Despite these changes, the movement continues as other players and issues take the field. Corporate actors are now also entering the field, for example, as the interests of Internet giants like Google, banking on the continued creativity and participation of users, overlap with those of the digital rights movement. Increasingly they will join the protests against copyright protection laws seen as overreaching and that threaten their business models. Most recently, this was exemplified in Google’s participation in the successful protest against the Stop Online Piracy Act (SOPA), where the Web stalwart blacked out its famous logo and pointed users to means of contacting their legislative representatives.
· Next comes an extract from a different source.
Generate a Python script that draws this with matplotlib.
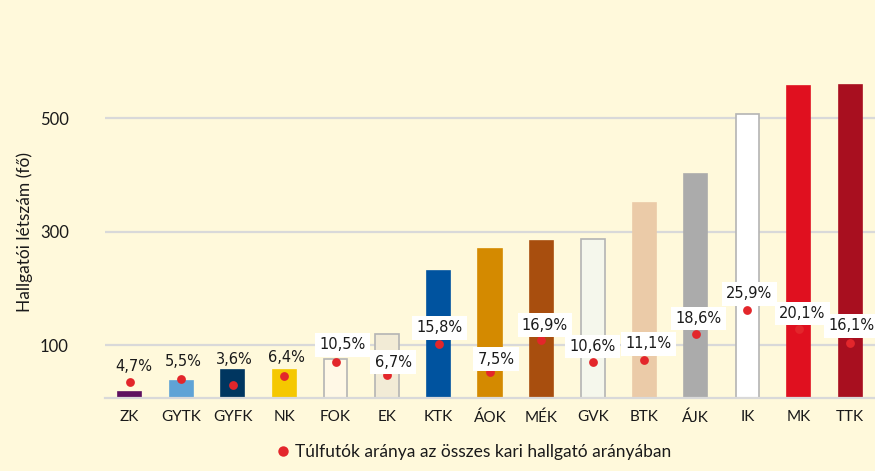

The movement also now seems more global, with activists in Europe taking the lead in articulating the flows of a global technolegal regime that seeks to circumscribe the public domain. Student groups are also more active in this regard, with the free-culture student movement in the United States and groups such as Isaac Hackimov and the Hackademy in Spain. Using cultural jamming and hacking to achieve their goals of raising awareness, the young (our digital natives) now seem to be the most active originators of technological resistance and interventions.
This text, then, should be read as an opening exploration of a movement that today is global and broad in scope. I hope it is a good beginning to an ongoing study of this issue, one that will continue through my own future work, but also that of others.